## Directive
Exactly the lines from the one containing "Generate a Python" through the one containing "import numpy as np" are to be returned, please, without any pictures.
*** Excerpted records ***
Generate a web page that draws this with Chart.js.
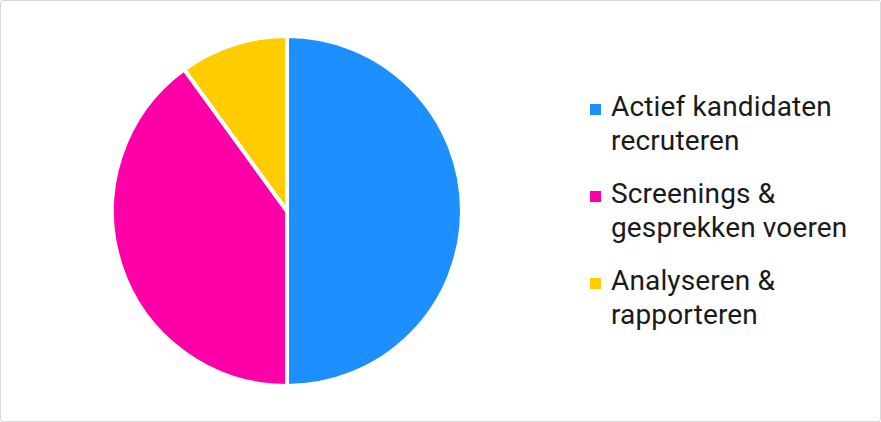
<!DOCTYPE html>
<html>
<head>
<meta charset="utf-8">
<script src="https://cdn.jsdelivr.net/npm/chart.js@4"></script>
<style>
  html, body { margin:0; padding:0; background:#fff; }
  #frame { position:absolute; left:0; top:0; width:879px; height:420px; border:1px solid #d9d9d9; border-radius:3px; background:#fff; overflow:hidden; }
  #pieBox { position:absolute; left:0; top:0; width:572px; height:420px; }
  #legend { position:absolute; left:589px; top:89px; font-family: Roboto, "Noto Sans", sans-serif; font-size:28px; letter-spacing:0.15px; color:#1a1a1a; }
  .item { position:relative; padding-left:21px; line-height:34px; margin-bottom:19px; white-space:nowrap; }
  .sw { position:absolute; left:0; top:14px; width:11px; height:11px; }
</style>
</head>
<body>
<div id="frame">
  <div id="pieBox"><canvas id="c"></canvas></div>
  <div id="legend"></div>
</div>
<script>
const categories = [
  ["Actief kandidaten", "recruteren"],
  ["Screenings &", "gesprekken voeren"],
  ["Analyseren &", "rapporteren"]
];
const values = [50, 40, 10];
const colors = ["#1E8FFF", "#FF00A8", "#FFCC00"];

const legend = document.getElementById('legend');
categories.forEach((lines, i) => {
  const d = document.createElement('div');
  d.className = 'item';
  const s = document.createElement('span');
  s.className = 'sw';
  s.style.background = colors[i];
  d.appendChild(s);
  lines.forEach((t, j) => {
    if (j) d.appendChild(document.createElement('br'));
    d.appendChild(document.createTextNode(t));
  });
  legend.appendChild(d);
});

new Chart(document.getElementById('c'), {
  type: 'pie',
  data: {
    labels: categories.map(l => l.join(' ')),
    datasets: [{
      data: values,
      backgroundColor: colors,
      borderColor: '#ffffff',
      borderWidth: 4,
      hoverOffset: 0
    }]
  },
  options: {
    responsive: true,
    maintainAspectRatio: false,
    animation: false,
    layout: { padding: { top: 33, bottom: 33 } },
    plugins: { legend: { display: false }, tooltip: { enabled: false } }
  }
});
</script>
</body>
</html>
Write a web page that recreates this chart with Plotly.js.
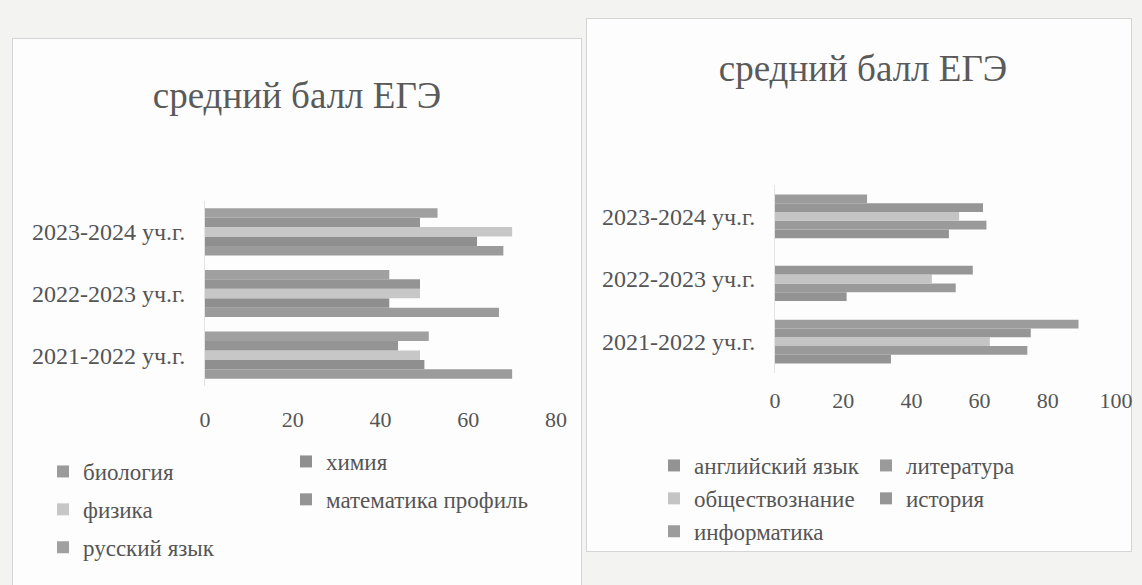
<!DOCTYPE html>
<html><head><meta charset="utf-8">
<script src="https://cdn.plot.ly/plotly-3.0.1.min.js"></script>
<style>
body{margin:0;background:#f3f3f1;width:1142px;height:585px;overflow:hidden;position:relative;}
#left{position:absolute;left:0;top:0;width:590px;height:585px;}
#right{position:absolute;left:590px;top:0;width:552px;height:585px;}
.box{position:absolute;border:1px solid #d4d4d4;background:#fdfdfd;}
</style></head><body>
<div class="box" style="left:12px;top:38px;width:568px;height:560px"></div>
<div class="box" style="left:586px;top:18px;width:544px;height:532px"></div>
<div id="left"></div><div id="right"></div>
<script>
// categories
const years = ['2021-2022 уч.г.', '2022-2023 уч.г.', '2023-2024 уч.г.'];
const chartTitle = 'средний балл ЕГЭ';

// left chart series
const biology = [70, 67, 68];
const chemistry = [50, 42, 62];
const physics = [49, 49, 70];
const mathProfile = [44, 49, 49];
const russian = [51, 42, 53];

// right chart series
const english = [34, 21, 51];
const literature = [74, 53, 62];
const socialStudies = [63, 46, 54];
const history = [75, 58, 61];
const informatics = [89, null, 27];

const FONT = "'Liberation Serif', 'DejaVu Serif', serif";
const TXT = '#555555';

function bar(name, vals, color, legend, group) {
  return {type: 'bar', orientation: 'h', name: name, x: vals, y: years,
    marker: {color: color, line: {width: 0}}, legend: legend, legendgroup: group,
    hoverinfo: 'none'};
}

function legendCfg(x, y, W, H, gap) {
  return {xref: 'container', yref: 'container', x: x / W, y: 1 - y / H,
    xanchor: 'left', yanchor: 'top', orientation: 'v', traceorder: 'grouped',
    tracegroupgap: gap, font: {family: FONT, size: 23, color: TXT},
    bgcolor: 'rgba(0,0,0,0)', borderwidth: 0, itemwidth: 30};
}

function baseLayout(o) {
  return {
    width: o.W, height: 585,
    margin: {l: o.l, r: o.r, t: o.t, b: o.b, pad: 0, autoexpand: false},
    paper_bgcolor: 'rgba(0,0,0,0)', plot_bgcolor: 'rgba(0,0,0,0)',
    font: {family: FONT, color: TXT, size: 22},
    title: {text: chartTitle, xref: 'container', yref: 'container',
      x: o.tx / o.W, y: 1 - o.ty / 585, xanchor: 'center', yanchor: 'middle',
      font: {family: FONT, size: 37, color: '#5a5a5a'}},
    barmode: 'group', bargap: o.bargap, bargroupgap: 0,
    xaxis: {range: [0, o.xmax], dtick: 20, tick0: 0, showgrid: false, zeroline: false,
      showline: false, ticks: '', ticklabelstandoff: o.xstand, automargin: false,
      tickfont: {family: FONT, size: 22, color: TXT}, fixedrange: true},
    yaxis: {type: 'category', categoryorder: 'array', categoryarray: years,
      showgrid: false, zeroline: false, showline: true, linecolor: '#e4e4e4', linewidth: 1,
      ticks: '', ticklabelstandoff: 14, automargin: false,
      tickfont: {family: FONT, size: 24, color: TXT}, fixedrange: true},
    legend: legendCfg(o.l1x, o.l1y, o.W, 585, o.gap),
    legend2: legendCfg(o.l2x, o.l2y, o.W, 585, o.gap),
    showlegend: true
  };
}

const leftTraces = [
  bar('биология', biology, '#9b9b9b', 'legend', 'a'),
  bar('химия', chemistry, '#8f8f8f', 'legend2', 'b'),
  bar('физика', physics, '#c7c7c7', 'legend', 'c'),
  bar('математика профиль', mathProfile, '#949494', 'legend2', 'd'),
  bar('русский язык', russian, '#a0a0a0', 'legend', 'e')
];
const rightTraces = [
  bar('английский язык', english, '#939393', 'legend', 'a'),
  bar('литература', literature, '#9a9a9a', 'legend2', 'b'),
  bar('обществознание', socialStudies, '#c4c4c4', 'legend', 'c'),
  bar('история', history, '#969696', 'legend2', 'd'),
  bar('информатика', informatics, '#9c9c9c', 'legend', 'e')
];

const cfg = {staticPlot: true, displayModeBar: false};

Plotly.newPlot('left', leftTraces, baseLayout({W: 590, l: 205, r: 34, t: 201, b: 199,
  tx: 297, ty: 95, bargap: 0.235, xmax: 80, xstand: 18,
  l1x: 43, l1y: 450, l2x: 286, l2y: 440, gap: 5}), cfg);

Plotly.newPlot('right', rightTraces, baseLayout({W: 552, l: 185, r: 26, t: 185, b: 212,
  tx: 273, ty: 68, bargap: 0.3, xmax: 100, xstand: 12,
  l1x: 64, l1y: 444, l2x: 276, l2y: 444, gap: 0}), cfg);
</script>
</body></html>
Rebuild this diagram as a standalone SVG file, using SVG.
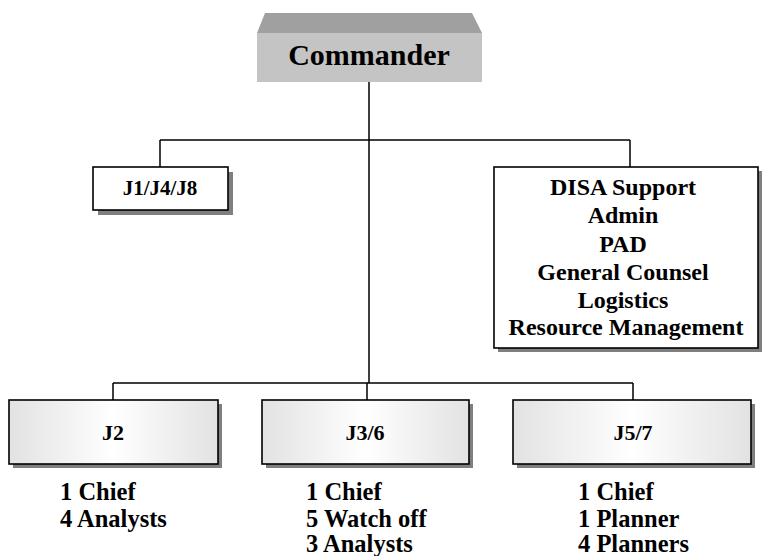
<svg xmlns="http://www.w3.org/2000/svg" width="763" height="556" viewBox="0 0 763 556">
<defs>
<linearGradient id="g" x1="0" y1="0" x2="1" y2="0">
<stop offset="0" stop-color="#e2e2e2"/>
<stop offset="0.5" stop-color="#ffffff"/>
<stop offset="1" stop-color="#e2e2e2"/>
</linearGradient>
</defs>
<style>
text{font-family:'Liberation Serif','Times New Roman','DejaVu Serif',serif;font-weight:bold;fill:#000}
.c{text-anchor:middle}
.sh{fill:#7f7f7f}
.box{stroke:#000;stroke-width:1.6}
.ln{stroke:#000;stroke-width:1.5;fill:none}
</style>
<rect width="763" height="556" fill="#fff"/>
<g id="connectors">
<path class="ln" d="M369 82V383M160 140H630M160 140V167M630 140V167M113 383H633M113 383V400M367 383V400M633 383V400"/>
</g>
<g id="commander">
<polygon points="265,13 472,13 482,33 257,33" fill="#a0a0a0"/>
<rect x="257" y="33" width="225" height="49" fill="#c4c4c4"/>
<text class="c" x="369" y="65" font-size="30">Commander</text>
</g>
<g id="j1j4j8">
<rect class="sh" x="98" y="172" width="135" height="43"/>
<rect class="box" x="93" y="167" width="135" height="43" fill="#fff"/>
<text class="c" x="160" y="195" font-size="21">J1/J4/J8</text>
</g>
<g id="disa">
<rect class="sh" x="498" y="171" width="264" height="181"/>
<rect class="box" x="494" y="167" width="264" height="181" fill="#fff"/>
<text class="c" font-size="24">
<tspan x="626" y="195">DISA Support</tspan>
<tspan x="626" y="223">Admin</tspan>
<tspan x="626" y="252">PAD</tspan>
<tspan x="626" y="280">General Counsel</tspan>
<tspan x="626" y="308">Logistics</tspan>
<tspan x="626" y="335">Resource Management</tspan>
</text>
</g>
<g id="j2">
<rect class="sh" x="13" y="404" width="209" height="64"/>
<rect class="box" x="9" y="400" width="209" height="64" fill="url(#g)"/>
<text class="c" x="113" y="440" font-size="22">J2</text>
<text font-size="24.5"><tspan x="60" y="500">1 Chief</tspan><tspan x="60" y="527">4 Analysts</tspan></text>
</g>
<g id="j36">
<rect class="sh" x="266" y="404" width="207" height="64"/>
<rect class="box" x="262" y="400" width="207" height="64" fill="url(#g)"/>
<text class="c" x="365" y="440" font-size="22">J3/6</text>
<text font-size="24.5"><tspan x="306" y="500">1 Chief</tspan><tspan x="306" y="527">5 Watch off</tspan><tspan x="306" y="552">3 Analysts</tspan></text>
</g>
<g id="j57">
<rect class="sh" x="517" y="404" width="238" height="64"/>
<rect class="box" x="513" y="400" width="238" height="64" fill="url(#g)"/>
<text class="c" x="633" y="440" font-size="22">J5/7</text>
<text font-size="24.5"><tspan x="578" y="500">1 Chief</tspan><tspan x="578" y="527">1 Planner</tspan><tspan x="578" y="552">4 Planners</tspan></text>
</g>
</svg>
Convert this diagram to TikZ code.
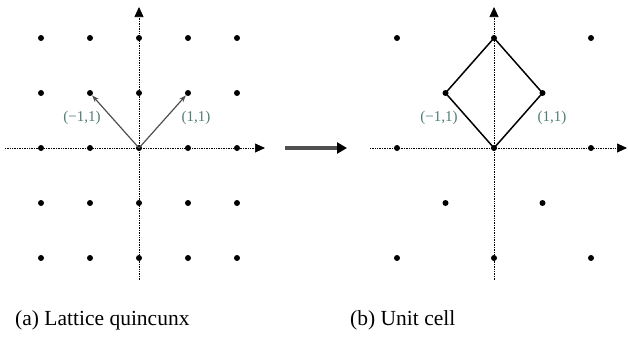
\documentclass[tikz,border=0pt]{standalone}
\usepackage{fontspec}
\setmainfont{Liberation Serif}
\usetikzlibrary{positioning, arrows.meta}
\definecolor{lblteal}{RGB}{80,125,118}
\definecolor{vecgray}{RGB}{80,80,80}

\begin{document}
\begin{tikzpicture}[x=1pt, y=-1pt, font=\fontsize{15}{17}\selectfont,
  dot/.style={circle, fill=black, inner sep=0pt, minimum size=6pt},
  axis/.style={densely dotted, line width=0.7pt, -{Triangle[length=10pt, width=9pt]}},
  vec/.style={vecgray, line width=1.2pt, -{Stealth[length=7pt, width=5pt]}},
  cell/.style={line width=1.5pt, line join=round},
  lbl/.style={text=lblteal, inner sep=1pt},
  captext/.style={font=\fontsize{21.5}{24}\selectfont, anchor=west, inner sep=0pt}]
  \useasboundingbox (0,0) rectangle (628,338);

  % (a) lattice
  \coordinate (ax0) at (5,148);   \coordinate (ax1) at (265,148);
  \coordinate (ay0) at (139,280); \coordinate (ay1) at (139,7);
  \draw[axis] (ax0) -- (ax1);
  \draw[axis] (ay0) -- (ay1);
  \foreach \i in {-2,...,2}
    \foreach \j in {-2,...,2}
      \node[dot] (a\i\j) at (139+49*\i, 148-55*\j) {};
  \draw[vec] (a00.center) -- (a-11);
  \draw[vec] (a00.center) -- (a11);
  \node[lbl] (la1) at (82,118) {(−1,1)};
  \node[lbl] (la2) at (196,118) {(1,1)};

  % arrow between the two
  \coordinate (m0) at (285,148); \coordinate (m1) at (347,148);
  \draw[vecgray, line width=3.5pt, -{Triangle[length=10pt, width=11pt, color=black]}] (m0) -- (m1);

  % (b) unit cell
  \coordinate (bx0) at (370,148); \coordinate (bx1) at (627,148);
  \coordinate (by0) at (494,280); \coordinate (by1) at (494,7);
  \draw[axis] (bx0) -- (bx1);
  \draw[axis] (by0) -- (by1);
  \foreach \i/\j in {-2/2,0/2,2/2,-1/1,1/1,-2/0,0/0,2/0,-1/-1,1/-1,-2/-2,0/-2,2/-2}
    \node[dot] (b\i\j) at (494+48.5*\i, 148-55*\j) {};
  \draw[cell] (b00.center) -- (b11.center) -- (b02.center) -- (b-11.center) -- cycle;
  \node[lbl] (lb1) at (439,118) {(−1,1)};
  \node[lbl] (lb2) at (552,118) {(1,1)};

  \node[captext] (capa) at (15,320) {(a) Lattice quincunx};
  \node[captext] (capb) at (350,320) {(b) Unit cell};
\end{tikzpicture}
\end{document}
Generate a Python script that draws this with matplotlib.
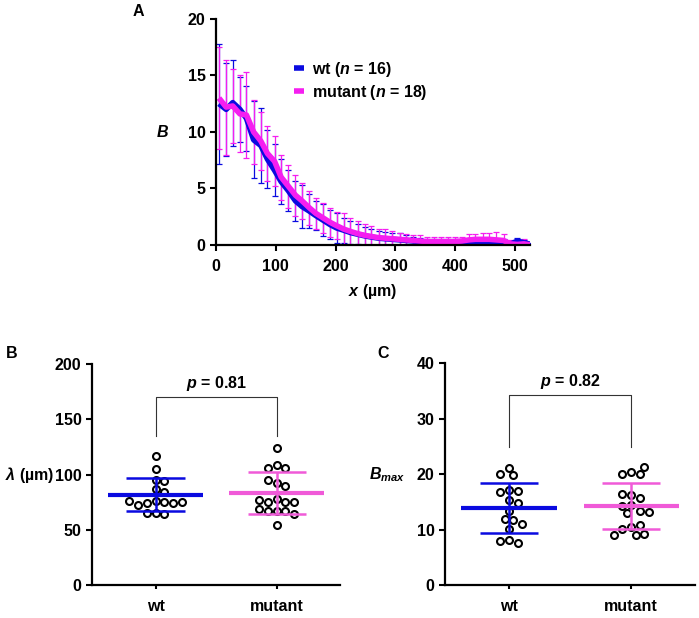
import matplotlib
matplotlib.use("Agg")
import matplotlib.pyplot as plt
import numpy as np

plt.rcParams['font.family'] = ['Liberation Sans', 'DejaVu Sans']
plt.rcParams['font.weight'] = 'bold'
plt.rcParams['axes.labelweight'] = 'bold'
plt.rcParams['mathtext.fontset'] = 'custom'
plt.rcParams['mathtext.rm'] = 'Liberation Sans:bold'
plt.rcParams['mathtext.it'] = 'Liberation Sans:italic:bold'
plt.rcParams['mathtext.bf'] = 'Liberation Sans:bold'

FS = 11.5

############################# data, panel A ######################################
x_um = [5, 17, 28, 40, 51, 63, 75, 86, 98, 109, 121, 133, 144, 156, 167, 179,
        191, 202, 214, 225, 237, 249, 260, 272, 283, 295, 307, 318, 330, 341,
        353, 365, 376, 388, 399, 411, 423, 434, 446, 457, 469, 481, 492, 504,
        515, 527]
wt_mean = [12.5, 12.0, 12.6, 12.0, 11.2, 9.3, 8.8, 7.6, 6.6, 5.6, 4.8, 3.9, 3.4,
           3.0, 2.6, 2.2, 1.8, 1.5, 1.3, 1.1, 0.95, 0.8, 0.7, 0.6, 0.55, 0.5,
           0.45, 0.4, 0.35, 0.3, 0.25, 0.2, 0.2, 0.2, 0.2, 0.2, 0.15, 0.1, 0.1,
           0.1, 0.1, 0.1, 0.05, 0.35, 0.2, 0.05]
wt_err = [5.3, 4.1, 3.8, 2.9, 2.9, 3.4, 3.3, 2.6, 2.3, 2.0, 1.8, 1.8, 1.9, 1.5,
          1.3, 1.4, 1.3, 1.3, 1.1, 1.0, 0.9, 0.8, 0.7, 0.65, 0.6, 0.6, 0.6,
          0.45, 0.4, 0.35, 0.3, 0.3, 0.3, 0.3, 0.3, 0.3, 0.3, 0.5, 0.4, 0.4,
          0.4, 0.4, 0.2, 0.3, 0.2, 0.1]
mut_mean = [13.0, 12.2, 12.3, 11.6, 11.5, 10.0, 9.2, 8.1, 7.4, 6.0, 5.2, 4.4,
            3.9, 3.3, 2.8, 2.4, 2.0, 1.7, 1.4, 1.2, 1.0, 0.85, 0.75, 0.65, 0.6,
            0.55, 0.5, 0.45, 0.4, 0.35, 0.3, 0.3, 0.3, 0.3, 0.3, 0.35, 0.45,
            0.5, 0.5, 0.5, 0.45, 0.4, 0.1, 0.05, 0.1, 0.0]
mut_err = [4.5, 4.2, 3.3, 3.4, 3.8, 2.8, 2.6, 2.4, 2.2, 2.0, 1.9, 1.8, 1.6, 1.5,
           1.4, 1.3, 1.3, 1.2, 1.4, 1.2, 1.1, 1.0, 0.9, 0.8, 0.8, 0.7, 0.6,
           0.55, 0.5, 0.5, 0.45, 0.4, 0.4, 0.4, 0.4, 0.4, 0.5, 0.5, 0.55, 0.6,
           0.7, 0.6, 0.3, 0.2, 0.4, 0.1]

############################# data, panels B and C ######################################
groups = ['wt', 'mutant']
lam_wt = [117, 105, 95, 94, 87, 84, 76, 75.5, 74.6, 74.6, 72.5, 75.5, 76.4,
          65.6, 64.4, 65.6]
lam_mut = [124, 109, 106, 106, 92, 90, 95, 78, 75.5, 75, 75.5, 77, 67, 67, 67,
           69, 64, 54]
lam_mean = [81.6, 83.0]
lam_sd = [15.0, 19.0]

bmax_wt = [21.1, 19.8, 20.1, 17.1, 17.0, 16.8, 15.3, 14.8, 13.3, 11.8, 12.0,
           11.1, 10.1, 8.2, 7.6, 8.0]
bmax_mut = [20.5, 20.1, 20.1, 21.4, 16.2, 15.8, 16.5, 14.4, 14.3, 13.4, 13.0,
            13.2, 10.5, 10.8, 10.1, 9.3, 9.0, 9.0]
bmax_mean = [13.9, 14.3]
bmax_sd = [4.45, 4.15]

p_lam = 0.81
p_bmax = 0.82

blue = '#0a0ae0'
magenta = '#f51ef0'
pink = '#f05ad8'

fig = plt.figure(figsize=(6.99, 6.18), dpi=100)


def style_axes(ax):
    for s in ['top', 'right']:
        ax.spines[s].set_visible(False)
    for s in ['left', 'bottom']:
        ax.spines[s].set_linewidth(1.6)
    ax.tick_params(width=1.5, length=4, labelsize=FS, direction='out')
    for lab in ax.get_xticklabels() + ax.get_yticklabels():
        lab.set_fontweight('bold')


def swarm(vals, ax, step_px=4.4, diam_px=8.4):
    # simple beeswarm: put each point at smallest offset that doesn't overlap
    fig.canvas.draw()
    trans = ax.transData
    p0 = trans.transform((0, 0))
    px_x = trans.transform((1, 0))[0] - p0[0]
    px_y = trans.transform((0, 1))[1] - p0[1]
    placed = []
    offs = []
    for v in vals:
        for k in [0, 1, -1, 2, -2, 3, -3, 4, -4, 5, -5, 6, -6, 7, -7, 8, -8]:
            o = k * step_px
            ok = True
            for po, pv in placed:
                if np.hypot(o - po, (v - pv) * px_y) < diam_px:
                    ok = False
                    break
            if ok:
                break
        placed.append((o, v))
        offs.append(o / px_x)
    return np.array(offs)


############################# panel A ######################################
axA = fig.add_axes([0.309, 0.6036, 0.449, 0.3657])
axA.errorbar(x_um, wt_mean, yerr=wt_err, fmt='none', ecolor=blue, elinewidth=0.9,
             capsize=2.5, capthick=0.9)
axA.errorbar(x_um, mut_mean, yerr=mut_err, fmt='none', ecolor=magenta, elinewidth=0.9,
             capsize=2.5, capthick=0.9)
axA.plot(x_um, wt_mean, color=blue, lw=4, label='wt ($n$ = 16)', solid_capstyle='butt')
axA.plot(x_um, mut_mean, color=magenta, lw=4, label='mutant ($n$ = 18)', solid_capstyle='butt')
axA.set_xlim(0, 525)
axA.set_ylim(0, 20)
axA.set_xticks([0, 100, 200, 300, 400, 500])
axA.set_yticks([0, 5, 10, 15, 20])
axA.set_xlabel('$x$ (µm)', fontsize=FS, labelpad=6)
axA.set_ylabel('$B$', fontsize=FS, rotation=0, va='center', ha='center')
axA.yaxis.set_label_coords(-0.172, 0.5)
style_axes(axA)
axA.tick_params(axis='x', pad=6)
axA.legend(loc='upper left', bbox_to_anchor=(0.25, 0.82), frameon=False,
           handlelength=0.6, handletextpad=0.5, borderaxespad=0, borderpad=0,
           labelspacing=0.25, prop={'size': FS, 'weight': 'bold'})
fig.text(138 / 699, 1 - 12 / 618, 'A', fontsize=FS, fontweight='bold', ha='center', va='center')


############################# panels B and C ######################################
def dot_panel(rect, vals_wt, vals_mut, means, sds, ylim, yticks, ylabel, lab_x,
              p, bracket_top, bracket_low, p_y):
    ax = fig.add_axes(rect)
    ax.set_xlim(-0.525, 1.525)
    ax.set_ylim(*ylim)
    ax.set_yticks(yticks)
    ax.set_xticks([0, 1])
    ax.set_xticklabels(groups)
    style_axes(ax)
    ax.tick_params(axis='x', length=3, pad=7)
    cols = [blue, pink]
    for i, vals in enumerate([vals_wt, vals_mut]):
        offs = swarm(vals, ax)
        ax.plot(i + offs, vals, 'o', ms=5.0, mfc='none', mec='black', mew=1.5,
                clip_on=False, zorder=2)
        ax.hlines(means[i], i - 0.39, i + 0.39, color=cols[i], lw=3, zorder=3)
        ax.hlines([means[i] - sds[i], means[i] + sds[i]], i - 0.24, i + 0.24,
                  color=cols[i], lw=1.8, zorder=3)
        ax.vlines(i, means[i] - sds[i], means[i] + sds[i], color=cols[i], lw=1.8, zorder=3)
    ax.plot([0, 0, 1, 1], [bracket_low, bracket_top, bracket_top, bracket_low],
            color='#333333', lw=0.8)
    ax.text(0.5, p_y, '$p$ = %.2f' % p, ha='center', va='center', fontsize=FS,
            fontweight='bold')
    ax.set_ylabel(ylabel, fontsize=FS, rotation=0, va='center', ha='center')
    ax.yaxis.set_label_coords(lab_x, 0.5)
    return ax


axB = dot_panel([0.1316, 0.0534, 0.355, 0.3576], lam_wt, lam_mut, lam_mean, lam_sd,
                (0, 200), [0, 50, 100, 150, 200], r'$\lambda$ (µm)', -0.252,
                p_lam, 170, 134.5, 182)
axC = dot_panel([0.6366, 0.053, 0.358, 0.359], bmax_wt, bmax_mut, bmax_mean, bmax_sd,
                (0, 40), [0, 10, 20, 30, 40], '$B_{max}$', -0.232,
                p_bmax, 34.3, 24.9, 36.7)
fig.text(12 / 699, 1 - 353 / 618, 'B', fontsize=FS, fontweight='bold', ha='center', va='center')
fig.text(383 / 699, 1 - 353 / 618, 'C', fontsize=FS, fontweight='bold', ha='center', va='center')

fig.savefig('out.png', dpi=100)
***
## Exercise output
Generate a Python script that draws this with matplotlib.
import matplotlib
matplotlib.use("Agg")
import matplotlib.pyplot as plt
import numpy as np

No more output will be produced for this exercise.